By EASON JORDAN (Eason Jordan is chief news executive
at CNN.)
New York Times
ATLANTA-- Over the last dozen years I made 13 trips to
Baghdad to lobby the government to keep CNN's Baghdad bureau open and to
arrange
interviews with Iraqi leaders. Each time I visited, I became more
distressed by what I saw and heard, awful things that could not be
reported because doing so would have jeopardized the lives of Iraqis,
particularly those on our Baghdad staff.
For example, in the mid-1990's one of our Iraqi
cameramen was abducted. For weeks he was beaten and subjected to
electroshock torture in the basement of a secret police headquarters
because he refused to confirm the government's ludicrous suspicion that
I was the Central Intelligence Agency's Iraq station chief. CNN had been
in Baghdad long enough to know that telling the world about the torture
of one of its employees would almost certainly have gotten him killed
and put his family and co-workers at grave risk.
Working for a foreign news organization provided Iraqi
citizens no protection. The secret police terrorized Iraqis working for
international press services who were courageous enough to try to
provide accurate reporting. Some vanished, never to be heard from again.
Others disappeared and then surfaced later with whispered tales of being
hauled off and tortured in unimaginable ways. Obviously, other news
organizations were in the same bind we were when it came to reporting on
their own workers.
We also had to worry that our reporting might endanger
Iraqis not on our payroll. I knew that CNN could not report that Saddam
Hussein's eldest son, Uday, told me in 1995 that he intended to
assassinate two of his brothers-in-law who had defected and also the man
giving them asylum, King Hussein of Jordan. If we had gone with the
story, I was sure he would have responded by killing the Iraqi
translator who was the only other participant in the meeting. After all,
secret police thugs brutalized even senior officials of the Information
Ministry, just to keep them in line (one such official has long been
missing all his fingernails).
Still, I felt I had a moral obligation to warn
Jordan's monarch, and I did so the next day. King Hussein dismissed the
threat as a madman's rant. A few months later Uday lured the
brothers-in-law back to Baghdad; they were soon killed.
I came to know several Iraqi officials well enough
that they confided in me that Saddam Hussein was a maniac who had to be
removed. One Foreign Ministry officer told me of a colleague who,
finding out his brother had been executed by the regime, was forced, as
a test of loyalty, to write a letter of congratulations on the act to
Saddam Hussein. An aide to Uday once told me why he had no front teeth:
henchmen had ripped them out with pliers and told him never to wear
dentures, so he would always remember the price to be paid for upsetting
his boss.

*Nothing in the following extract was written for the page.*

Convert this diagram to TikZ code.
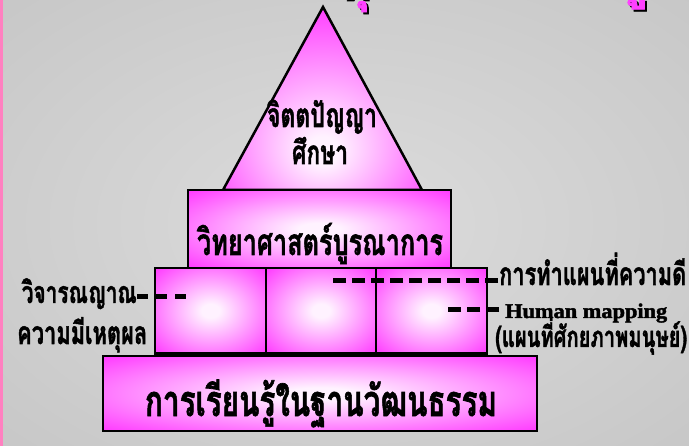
\documentclass[tikz,border=0pt]{standalone}
\usepackage{fontspec}
\usepackage{graphicx}
\setmainfont{Liberation Serif}
\newfontfamily\thai[Script=Thai, BoldFeatures={FakeBold=1.6}]{Loma}
\newfontfamily\heavyserif[BoldFeatures={FakeBold=2}]{Liberation Serif}
\definecolor{pkin}{HTML}{FFF2FF}
\definecolor{pkout}{HTML}{FF00FF}
\definecolor{bgin}{HTML}{DCDCDC}
\definecolor{bgout}{HTML}{B2B2B2}
\definecolor{stripe}{HTML}{FF80C0}
\definecolor{titlepink}{HTML}{FF40FF}
\pgfdeclareradialshading{pinkglow}{\pgfpointorigin}{color(0bp)=(pkin); color(4bp)=(pkin); color(45bp)=(pkout); color(90bp)=(pkout)}
\pgfdeclareradialshading{pinktri}{\pgfpoint{0bp}{-15bp}}{color(0bp)=(pkin); color(4bp)=(pkin); color(45bp)=(pkout); color(90bp)=(pkout)}
\pgfdeclareradialshading{bggrad}{\pgfpointorigin}{color(0bp)=(bgin); color(72bp)=(bgout)}
\newcommand{\fitw}[3]{\resizebox{#1bp}{!}{\scalebox{1}[#2]{#3}}}
\tikzset{
  block/.style={shading=pinkglow, draw=black, line width=2.5bp},
  lbl/.style={inner sep=0pt, font=\thai\bfseries},
  dashline/.style={line width=5bp, dash pattern=on 13bp off 6bp},
  dashshort/.style={line width=5bp, dash pattern=on 11bp off 8bp},
}
\begin{document}
\begin{tikzpicture}[x=1bp,y=-1bp]
\useasboundingbox (0,0) rectangle (689,446);
\shade[shading=bggrad] (0,0) rectangle (689,446);
\fill[stripe] (0,0) rectangle (3,446);
% cut-off title fragments
\begin{scope}
\clip (0,0) rectangle (689,446);
\node[lbl, anchor=base, font=\thai\bfseries\fontsize{50bp}{50bp}\selectfont, text=black] (ts1) at (356,1) {ทุ};
\node[lbl, anchor=base, font=\thai\bfseries\fontsize{50bp}{50bp}\selectfont, text=titlepink] (tt1) at (354,-1) {ทุ};
\node[lbl, anchor=base, font=\thai\bfseries\fontsize{50bp}{50bp}\selectfont, text=black] (ts2) at (634,-1) {ทู};
\node[lbl, anchor=base, font=\thai\bfseries\fontsize{50bp}{50bp}\selectfont, text=titlepink] (tt2) at (632,-3) {ทู};
\end{scope}
% pyramid
\shadedraw[block, shading=pinktri] (323,7) -- (422,190) -- (223,190) -- cycle;
\shadedraw[block] (188,190) rectangle (451,268);
\shadedraw[block] (103,356) rectangle (537,431);
\shadedraw[block] (155,268) rectangle (266,353.5);
\shadedraw[block] (266,268) rectangle (376,353.5);
\shadedraw[block] (376,268) rectangle (487,353.5);
% texts
\node[lbl, anchor=base] (t1) at (322,127) {\fitw{110}{1.45}{จิตตปัญญา}};
\node[lbl, anchor=base] (t2) at (320,164) {\fitw{56}{1.45}{ศึกษา}};
\node[lbl, anchor=base] (t3) at (320,255) {\fitw{246}{1.45}{วิทยาศาสตร์บูรณาการ}};
\node[lbl, anchor=base] (t4) at (321,416) {\fitw{352}{1.45}{การเรียนรู้ในฐานวัฒนธรรม}};
\node[lbl, anchor=base east] (l1) at (137,303) {\fitw{115}{1.45}{วิจารณญาณ}};
\node[lbl, anchor=base west] (l2) at (17,344) {\fitw{130}{1.45}{ความมีเหตุผล}};
\node[lbl, anchor=base west] (r1) at (499,285) {\fitw{187}{1.45}{การทำแผนที่ความดี}};
\node[inner sep=0pt, anchor=base west, font=\heavyserif\bfseries] (hm) at (505,318) {\resizebox{162bp}{14.5bp}{Human mapping}};
\node[lbl, anchor=base west] (r3) at (495,347) {\fitw{192}{1.45}{(แผนที่ศักยภาพมนุษย์)}};
% dashed connectors
\coordinate (dL) at (186,297);
\coordinate (dR1) at (327,281);
\coordinate (dR2) at (447,310);
\draw[dashshort] (dL -| l1.east) -- (dL);
\draw[dashline] ([xshift=-1bp]dR1 -| r1.west) -- (dR1);
\draw[dashline] ([xshift=-6bp]dR2 -| hm.west) -- (dR2);
\end{tikzpicture}
\end{document}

Again, we could not broadcast
anything these men said to us.
Last December, when I told Information Minister
Muhammad Said al-Sahhaf that we intended to send reporters to
Kurdish-controlled northern Iraq, he warned me they would "suffer
the severest possible consequences." CNN went ahead, and in March,
Kurdish officials presented us with evidence that they had thwarted an
armed attack on our quarters in Erbil. This included videotaped
confessions of two men identifying themselves as Iraqi intelligence
agents who said their bosses in Baghdad told them the hotel actually
housed C.I.A. and Israeli agents. The Kurds offered to let us interview
the suspects on camera, but we refused, for fear of endangering our
staff in Baghdad.
Then there were the events that were not unreported
but that nonetheless still haunt me. A 31-year-old Kuwaiti woman, Asrar
Qabandi, was captured by Iraqi secret police occupying her country in
1990 for "crimes," one of which included speaking with CNN on
the phone. They beat her daily for two months, forcing her father to
watch. In January 1991, on the eve of the American-led offensive, they
smashed her skull and tore her body apart limb by limb. A plastic bag
containing her body parts was left on the doorstep of her family's home.
I felt awful having these stories bottled up inside
me. Now that Saddam Hussein's regime is gone, I suspect we will hear
many, many more gut-wrenching tales from Iraqis about the decades of
torment. At last, these stories can be told freely.
In my opinion, even without chem or bio or nuke
weapons, the atrocities in
Iraq is justification to remove Saddam from power. It was reason enough
with Milosovich and no-one complained.